A boat heater can help extend your boating season by keeping crew members comfy when there’s a chill in the air. One of the most effective for inboard or sterndrive boats is the Heater Craft hydronic marine heater, which works much like your car heater, using hot cooling water from the engine and a variable-speed fan to feed warm air to vents at various places in the boat.
Before installation, lay out the system to make sure the mounting location of the heating unit and the routing of the hoses will work. You might also need to adapt some of the plumbing fittings depending on how the cooling system on your particular inboard engine is configured. Here’s an example of how we installed the twin-outlet 28,000 Btu Heater Craft 200 Pro kit on a 24-foot cuddy cabin boat.
Getting Started
Skill Level: 3.5/5
Time to Complete: 6 Hours
*Heater Craft 200 Sport Kit with twin heating vents, ducting, brass fittings, heater hose, hose clamps ($499.99; heatercraft.com)
*Brass shut-off valves (2) for plumbing on the engine ($19.99 each; westmarine.com)
*Phillips screwdriver
*Power drill and bits
*1-inch hole saw (for access holes to run the heater hoses)
*3-inch hole saw (for the louvered vent mounting)
*4-inch hole saw (for Hot Tube vent mounting)
*Extra plastic wire ties for supporting hoses and ducting
*Open- or box-end wrench set
*Hose cutter
*Wire cutter
*Wire stripper
*Crimping tool
*Teflon plumbers tape
*Marking pencil
Quick Tip: If you’re tapping into a closed cooling system for the hot-water and return hoses, make sure the heating unit is mounted below the radiator cap. Otherwise, trapped air might block the circulation of water through the heating system.
1. Install the Heating Unit
Find a convenient place to mount the heating unit, using the adjustable mounting brackets to secure it with the hoses facing aft and the duct fittings facing forward. We chose a spot behind the gunwale along the starboard side. To access it, we removed the upholstered panel and through-bolted the unit to the fiberglass liner with stainless-steel fasteners. On your boat, you might find a more convenient and accessible spot, such as behind the helm or inside a stowage locker.
2. Plumb the Engine
The 200 series requires two hoses — one hose taking hot water from the engine to the heater core and the other a return hose from the heater to the engine. We tapped into a spare port in the intake manifold for the hot-water supply line. The return line was plumbed lower on the engine near the water pump. We used 5/8-inch barb fittings with ½-inch NPT brass fittings and installed bronze shut-off valves for each in case of a system leak, sealing all threads with Teflon plumbers tape.
3. Route and Connect the Hoses
Route two sections of the supplied 5/8-inch-inside-diameter heater hose from the fittings on the engine to the heater core, making sure the hoses are not kinked and do not interfere with the engine fan belt or other mechanisms.
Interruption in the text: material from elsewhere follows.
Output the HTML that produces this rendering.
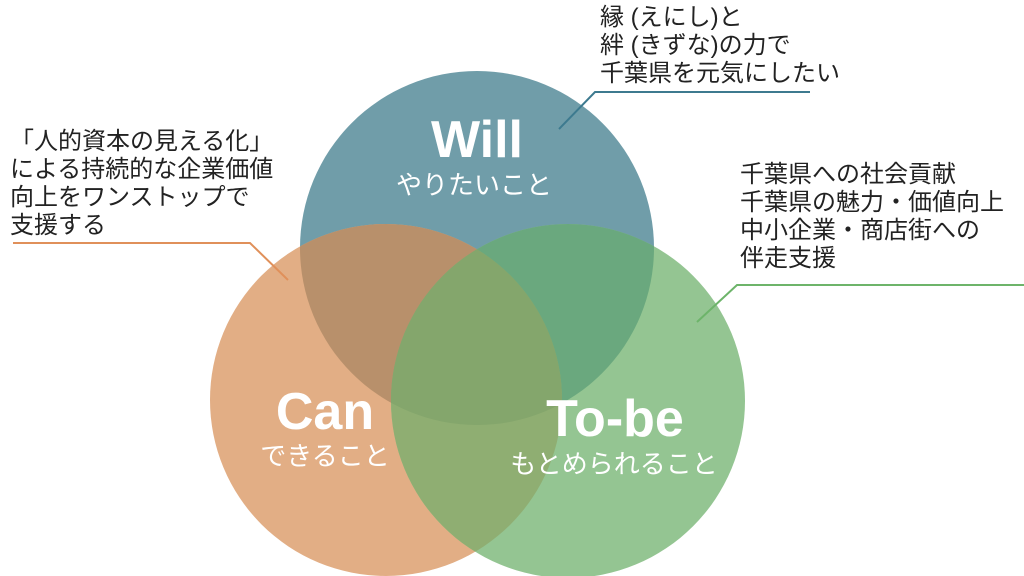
<!DOCTYPE html>
<html><head><meta charset="utf-8"><style>
html,body{margin:0;padding:0;background:#fff;}
body{width:1024px;height:576px;overflow:hidden;position:relative;font-family:"Liberation Sans","Noto Sans CJK JP",sans-serif;}
.t{position:absolute;font-size:24px;line-height:28px;color:#222;white-space:nowrap;}
</style></head><body>
<svg width="1024" height="576" style="position:absolute;left:0;top:0">
<defs>
<clipPath id="cw"><circle cx="477" cy="248" r="177"/></clipPath>
<clipPath id="cc"><circle cx="386" cy="400" r="176"/></clipPath>
<clipPath id="ct"><circle cx="568" cy="401" r="177"/></clipPath>
</defs>
<circle cx="477" cy="248" r="177" fill="#709da9"/>
<circle cx="386" cy="400" r="176" fill="#e2ae85"/>
<circle cx="568" cy="401" r="177" fill="#94c592"/>
<circle cx="386" cy="400" r="176" fill="#b8906b" clip-path="url(#cw)"/>
<circle cx="568" cy="401" r="177" fill="#6aa87e" clip-path="url(#cw)"/>
<circle cx="568" cy="401" r="177" fill="#8fae72" clip-path="url(#cc)"/>
<g clip-path="url(#cw)"><circle cx="568" cy="401" r="177" fill="#84a66c" clip-path="url(#cc)"/></g>
<polyline points="13,243 250,243 288,280" fill="none" stroke="#e0905a" stroke-width="2"/>
<polyline points="810,92 595,92 559,129" fill="none" stroke="#3d7a8f" stroke-width="2"/>
<polyline points="1024,285 737,285 697,322" fill="none" stroke="#6db46a" stroke-width="2"/>
<g fill="#fff" text-anchor="middle" font-family="Liberation Sans,Noto Sans CJK JP,sans-serif">
<text x="477" y="157" font-size="52" font-weight="bold">Will</text>
<text x="474" y="194" font-size="26">やりたいこと</text>
<text x="325" y="429" font-size="52" font-weight="bold">Can</text>
<text x="325" y="465" font-size="26">できること</text>
<text x="615" y="436" font-size="52" font-weight="bold">To-be</text>
<text x="614" y="473" font-size="26">もとめられること</text>
</g>
</svg>
<div class="t" style="left:600px;top:4px">縁 (えにし)と<br>絆 (きずな)の力で<br>千葉県を元気にしたい</div>
<div class="t" style="left:10px;top:128px">「人的資本の見える化」<br>による持続的な企業価値<br>向上をワンストップで<br>支援する</div>
<div class="t" style="left:740px;top:161px">千葉県への社会貢献<br>千葉県の魅力・価値向上<br>中小企業・商店街への<br>伴走支援</div>
</body></html>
Clamp the hoses (use stainless-steel hose clamps) to the engine fittings and barb fittings on the heater core (it doesn’t matter which is which). Secure the hose along its entire run to prevent chafing of the hose material and possibly causing a leak.
4. Install the Vents
Determine where you want the vents. We chose the helm area for the louver vent and put the kit’s Hot Tube vent in the cabin. Use a 4-inch hole saw to cut the mounting hole for the Hot Tube (3-inch hole saw for the other), after checking for interference behind the mounting surface and for sufficient depth for attaching the ducting. The vents snap into place. Route the ducts from the heater to each vent, trim to length, attach at each end, and secure with plastic wire ties. Support the ducting along its run.
5. Install and Wire Up the Switch
Install the fan control switch near the helm after routing and connecting the heating unit’s wires per the instructions. Make sure that power to the fan motor is properly fused and the wires supported along the run. The rocker switch mounts in a standard Carling rocker switch cutout, so you might be able to add it to your existing switch panel, making it easy to deliver up to 263 cubic feet of heated air per minute aboard your boat for the perfect temperature in any cool-weather boating situation.